Garistebal.com-  Film Thirteen Days (2000), yang disutradarai oleh Roger Donaldson, adalah sebuah rekonstruksi dramatik dari salah satu episode paling genting dalam sejarah dunia: Krisis Misil Kuba. Selama 13 hari di bulan Oktober 1962, dunia berada di ambang perang nuklir antara dua kekuatan besar, Amerika Serikat dan Uni Soviet. Film ini menghadirkan ketegangan di balik layar Gedung Putih saat Presiden John F. Kennedy (diperankan oleh Bruce Greenwood) dan tim penasihatnya, termasuk saudaranya Robert F. Kennedy (diperankan oleh Steven Culp), mencari jalan keluar dari kebuntuan yang bisa menghancurkan dunia.


Insiden Teluk Babi: Luka yang Masih Membekas 

Untuk memahami konteks Krisis Misil Kuba, kita perlu kembali pada insiden Teluk Babi, satu tahun sebelum peristiwa ini. Pada tahun 1961, sekelompok pemberontak Kuba yang didukung oleh CIA melakukan invasi gagal ke Teluk Babi dalam upaya menggulingkan Fidel Castro. Kegagalan ini mempermalukan AS di panggung internasional dan mempererat hubungan antara Kuba dan Uni Soviet. Bagi Kennedy, kegagalan Teluk Babi adalah pelajaran pahit tentang batas kekuatan militer AS, dan peristiwa itu menjadi pemicu ketegangan lebih lanjut dengan Moskow.

Di film ini, rasa frustrasi atas kegagalan Teluk Babi tampak dalam dinamika politik dalam negeri AS. Presiden Kennedy, yang baru saja menjabat, berada dalam tekanan besar dari pihak militer dan partai oposisi. Beberapa pejabat tinggi mendesak untuk tindakan militer lebih lanjut, termasuk serangan udara ke pangkalan misil Soviet di Kuba. Namun, Kennedy menolak untuk langsung menggunakan kekuatan militer dan justru memilih jalur diplomasi. Dialog ini menggambarkan keraguan Kennedy:

"There’s something immoral about abandoning diplomacy in favor of conflict. A war won’t resolve the tensions. It will escalate them." 

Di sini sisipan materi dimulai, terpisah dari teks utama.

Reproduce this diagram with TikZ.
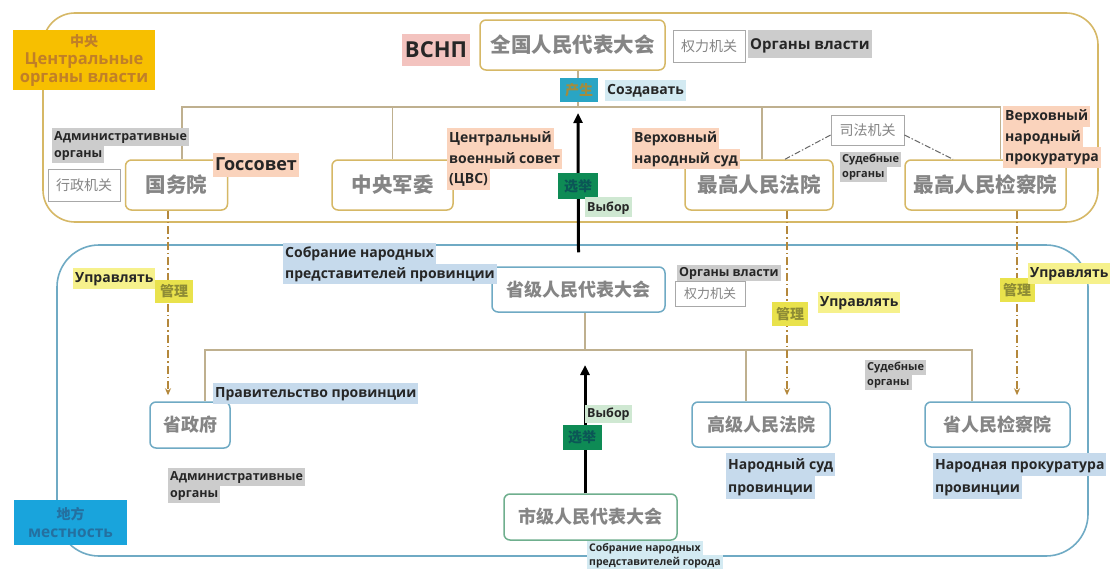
\documentclass[tikz,border=0pt]{standalone}
\usepackage{fontspec}
\newfontfamily\cjk{Noto Sans CJK SC}
\newfontfamily\rus{Open Sans}
\usetikzlibrary{arrows.meta}
\definecolor{goldline}{HTML}{D6B866}
\definecolor{blueline}{HTML}{6FAAC4}
\definecolor{greenline}{HTML}{6FAF8E}
\definecolor{connline}{HTML}{BFB08F}
\definecolor{nodegray}{HTML}{858585}
\definecolor{amber}{HTML}{F7BF00}
\definecolor{ambertext}{HTML}{C07F28}
\definecolor{localfill}{HTML}{19A4DC}
\definecolor{localtext}{HTML}{2470A0}
\definecolor{pinkhl}{HTML}{F3C3BF}
\definecolor{orangehl}{HTML}{FAD3BC}
\definecolor{grayhl}{HTML}{CCCCCC}
\definecolor{bluehl}{HTML}{C6DAEC}
\definecolor{cyanhl}{HTML}{D3EAF2}
\definecolor{greenhl}{HTML}{CFE8D2}
\definecolor{yellowhl}{HTML}{F6F18C}
\definecolor{tealtag}{HTML}{2AA5C4}
\definecolor{tealtagtext}{HTML}{A48C3C}
\definecolor{greentag}{HTML}{0E8B55}
\definecolor{greentagtext}{HTML}{0B5656}
\definecolor{yellowtag}{HTML}{E9E24C}
\definecolor{yellowtagtext}{HTML}{8E8C35}
\definecolor{mgmt}{HTML}{B4883C}
\definecolor{boxgray}{HTML}{A8A8A8}
\newcommand\hl[2]{{\setlength\fboxsep{0pt}\colorbox{#1}{\strut\hspace{2pt}#2\hspace{2pt}}}}
\begin{document}
\begin{tikzpicture}[x=1pt,y=-1pt,
  cnode/.style={draw, rounded corners=6pt, line width=1.5pt, fill=white, inner sep=0pt, text=nodegray, font=\cjk\bfseries\fontsize{20.5}{24}\selectfont},
  topnode/.style={cnode, draw=goldline},
  provnode/.style={cnode, draw=blueline, font=\cjk\bfseries\fontsize{18}{22}\selectfont},
  citynode/.style={provnode, draw=greenline},
  cnlabel/.style={draw=boxgray, line width=0.8pt, fill=white, inner sep=0pt, text=nodegray, font=\cjk\fontsize{14}{16}\selectfont},
  lab/.style={inner sep=0pt, anchor=north west, align=left, text=black!85, font=\rus\bfseries\fontsize{14}{20.5}\selectfont},
  smalllab/.style={lab, font=\rus\bfseries\fontsize{12.5}{17.5}\selectfont},
  tinylab/.style={lab, font=\rus\bfseries\fontsize{11}{15}\selectfont},
  tag/.style={inner sep=0pt, font=\cjk\bfseries\fontsize{14}{15}\selectfont},
  conn/.style={draw=connline, line width=1.2pt},
  elect/.style={line width=3pt, -{Triangle[length=10pt,width=9pt]}},
  manage/.style={draw=mgmt, line width=1.8pt, dash pattern=on 8pt off 3pt on 1.5pt off 3pt, -{Stealth[length=7pt,width=6pt]}, shorten >=6pt},
  judic/.style={draw=black!60, line width=1pt, dash pattern=on 6pt off 2pt on 1.5pt off 2pt},
]
\useasboundingbox (0,0) rectangle (1115,570);
\fill[white] (0,0) rectangle (1115,570);

% frames
\draw[draw=goldline, line width=1.6pt, rounded corners=32pt] (43,13) rectangle (1098,222);
\draw[draw=blueline, line width=1.6pt, rounded corners=42pt] (57,245) rectangle (1088,556);

% central nodes
\node[topnode, minimum width=185pt, minimum height=50pt] (npc) at (572.5,45) {全国人民代表大会};
\node[topnode, minimum width=102pt, minimum height=50pt] (gwy) at (176.5,185) {国务院};
\node[topnode, minimum width=121pt, minimum height=50pt] (jwy) at (392.5,185) {中央军委};
\node[topnode, minimum width=148pt, minimum height=50pt] (zgf) at (759,185) {最高人民法院};
\node[topnode, minimum width=161pt, minimum height=50pt] (zgj) at (985.5,185) {最高人民检察院};
\node[cnlabel, minimum width=73pt, minimum height=30pt] (sfjg) at (867.5,130) {司法机关};
\node[cnlabel, minimum width=72pt, minimum height=32pt] (xzjg) at (84,185) {行政机关};
\node[cnlabel, minimum width=72pt, minimum height=32pt] (qljg) at (709,46) {权力机关};

\coordinate (bus1) at (578,107);
\draw[conn] (npc.south -| bus1) -- (bus1);
\draw[conn] (bus1) -| ([xshift=5.5pt]gwy.north);
\draw[conn] (bus1) -| (jwy.north);
\draw[conn] (bus1) -| ([xshift=3pt]zgf.north);
\draw[conn] (bus1) -| ([xshift=15pt]zgj.north);
\draw[judic] ([yshift=-5pt]sfjg.west) -- ([xshift=26pt]zgf.north);
\draw[judic] ([yshift=-5pt]sfjg.east) -- ([xshift=-32.5pt]zgj.north);

% local nodes
\node[provnode, minimum width=173pt, minimum height=45pt] (prov) at (578.5,289.5) {省级人民代表大会};
\node[provnode, minimum width=80pt, minimum height=46pt] (szf) at (190,425) {省政府};
\node[provnode, minimum width=138pt, minimum height=45pt] (gjf) at (761,424.5) {高级人民法院};
\node[provnode, minimum width=145pt, minimum height=45pt] (sjc) at (997.5,424.5) {省人民检察院};
\node[citynode, minimum width=173pt, minimum height=46pt] (city) at (590.5,517) {市级人民代表大会};
\node[cnlabel, font=\cjk\fontsize{13}{15}\selectfont, minimum width=70pt, minimum height=25pt] (qljg2) at (710,293.5) {权力机关};

\coordinate (bus2) at (585,350);
\draw[conn] (prov.south -| bus2) -- (bus2);
\draw[conn] (bus2) -| ([xshift=15pt]szf.north);
\draw[conn] (bus2) -| ([xshift=-15pt]gjf.north);
\draw[conn] (bus2) -| ([xshift=-25.5pt]sjc.north);

% election arrows
\draw[elect] ([yshift=14pt]prov.north) -- ([yshift=-6pt]bus1);
\draw[elect] (city.north -| bus2) -- ([yshift=-15pt]bus2);

% management arrows
\coordinate (m1) at (168,0);
\coordinate (m2) at (787,0);
\coordinate (m3) at (1017,0);
\draw[manage] (gwy.south -| m1) -- (szf.north -| m1);
\draw[manage] (zgf.south -| m2) -- (gjf.north -| m2);
\draw[manage] (zgj.south -| m3) -- (sjc.north -| m3);

% region tags
\node[fill=amber, minimum width=142pt, minimum height=60pt, inner sep=0pt, align=center, text=ambertext, font=\rus\bfseries\fontsize{16.5}{18}\selectfont] (central) at (84,60) {{\cjk\bfseries\fontsize{14}{18}\selectfont 中央}\\Центральные\\органы власти};
\node[fill=localfill, minimum width=113pt, minimum height=45pt, inner sep=0pt, align=center, text=localtext, font=\rus\bfseries\fontsize{15.5}{18}\selectfont] (local) at (70.5,522.5) {{\cjk\bfseries\fontsize{14}{18}\selectfont 地方}\\местность};

% verb tags
\node[tag, fill=tealtag, text=tealtagtext, minimum width=38pt, minimum height=24pt] (cs) at (579,90) {产生};
\node[tag, fill=greentag, text=greentagtext, minimum width=40pt, minimum height=26pt] (xj1) at (578,186) {选举};
\node[tag, fill=greentag, text=greentagtext, minimum width=39pt, minimum height=25pt] (xj2) at (582,437) {选举};
\node[tag, fill=yellowtag, text=yellowtagtext, minimum width=38pt, minimum height=23pt] (gl1) at (174,291) {管理};
\node[tag, fill=yellowtag, text=yellowtagtext, minimum width=36pt, minimum height=24pt] (gl2) at (790,314) {管理};
\node[tag, fill=yellowtag, text=yellowtagtext, minimum width=35pt, minimum height=24pt] (gl3) at (1017,290) {管理};

% russian labels
\node[fill=pinkhl, inner sep=0pt, minimum width=68pt, minimum height=32pt, font=\rus\bfseries\fontsize{22}{26}\selectfont, text=black!85] (vsnp) at (436,50) {ВСНП};
\node[lab, font=\rus\bfseries\fontsize{15}{28}\selectfont] (org1) at (748,30) {\hl{grayhl}{Органы власти}};
\node[lab] (sozd) at (605,80) {\hl{cyanhl}{Создавать}};
\node[smalllab] (adm1) at (52,128) {\hl{grayhl}{Административные}\\\hl{grayhl}{органы}};
\node[lab, font=\rus\bfseries\fontsize{18}{24}\selectfont] (gos) at (213,153) {\hl{orangehl}{Госсовет}};
\node[lab] (cvs) at (447,128) {\hl{orangehl}{Центральный}\\\hl{orangehl}{военный совет}\\\hl{orangehl}{(ЦВС)}};
\node[lab] (vns) at (632,128) {\hl{orangehl}{Верховный}\\\hl{orangehl}{народный суд}};
\node[lab] (vnp) at (1003,106) {\hl{orangehl}{Верховный}\\\hl{orangehl}{народный}\\\hl{orangehl}{прокуратура}};
\node[tinylab] (sud1) at (840,152) {\hl{grayhl}{Судебные}\\\hl{grayhl}{органы}};
\node[tinylab, font=\rus\bfseries\fontsize{12.5}{20}\selectfont] (vyb1) at (585,197) {\hl{greenhl}{Выбор}};
\node[lab] (sobr1) at (283,243) {\hl{bluehl}{Собрание народных}\\\hl{bluehl}{представителей провинции}};
\node[tinylab, font=\rus\bfseries\fontsize{12.5}{16}\selectfont] (org2) at (677,265) {\hl{grayhl}{Органы власти}};
\node[lab] (upr1) at (73,268) {\hl{yellowhl}{Управлять}};
\node[lab] (upr2) at (818,292) {\hl{yellowhl}{Управлять}};
\node[lab] (upr3) at (1028,263) {\hl{yellowhl}{Управлять}};
\node[lab] (prav) at (213,383) {\hl{bluehl}{Правительство провинции}};
\node[smalllab] (adm2) at (168,468) {\hl{grayhl}{Административные}\\\hl{grayhl}{органы}};
\node[tinylab] (sud2) at (865,360) {\hl{grayhl}{Судебные}\\\hl{grayhl}{органы}};
\node[tinylab, font=\rus\bfseries\fontsize{12.5}{18}\selectfont] (vyb2) at (585,405) {\hl{greenhl}{Выбор}};
\node[lab, font=\rus\bfseries\fontsize{14}{23}\selectfont] (nsp) at (726,453) {\hl{bluehl}{Народный суд}\\\hl{bluehl}{провинции}};
\node[lab, font=\rus\bfseries\fontsize{14}{23}\selectfont] (npp) at (933,453) {\hl{bluehl}{Народная прокуратура}\\\hl{bluehl}{провинции}};
\node[tinylab, font=\rus\bfseries\fontsize{10.5}{14}\selectfont] (sobr2) at (587,541) {\hl{cyanhl}{Собрание народных}\\\hl{cyanhl}{представителей города}};
\end{tikzpicture}
\end{document}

Kennedy memahami betul bahwa serangan langsung terhadap Kuba bisa memicu eskalasi konflik dengan Uni Soviet, yang siap membalas serangan dengan misil nuklir yang ditempatkan di Kuba. Di sisi lain, ketegangan domestik dalam politik Amerika semakin memanas. Kaum konservatif menuduh Kennedy lemah terhadap ancaman komunis, sementara sayap militer menekan untuk tindakan yang lebih agresif.


 Perlombaan Senjata yang Mencekam 

Latar belakang Krisis Misil Kuba adalah perlombaan senjata antara Amerika Serikat dan Uni Soviet. Kedua negara berusaha saling mendahului dalam mengembangkan senjata nuklir. Pada tahun 1962, ketika Uni Soviet memutuskan untuk menempatkan misil nuklir di Kuba, mereka bukan hanya menempatkan AS dalam ancaman langsung, tetapi juga mengubah peta strategis global. Melalui film ini, penonton bisa merasakan betapa besarnya ancaman nuklir bagi peradaban manusia, sebuah pesan yang secara implisit terkandung dalam dialog ini:

"We’re playing a game of chicken, only this time, the consequences could mean the end of humanity."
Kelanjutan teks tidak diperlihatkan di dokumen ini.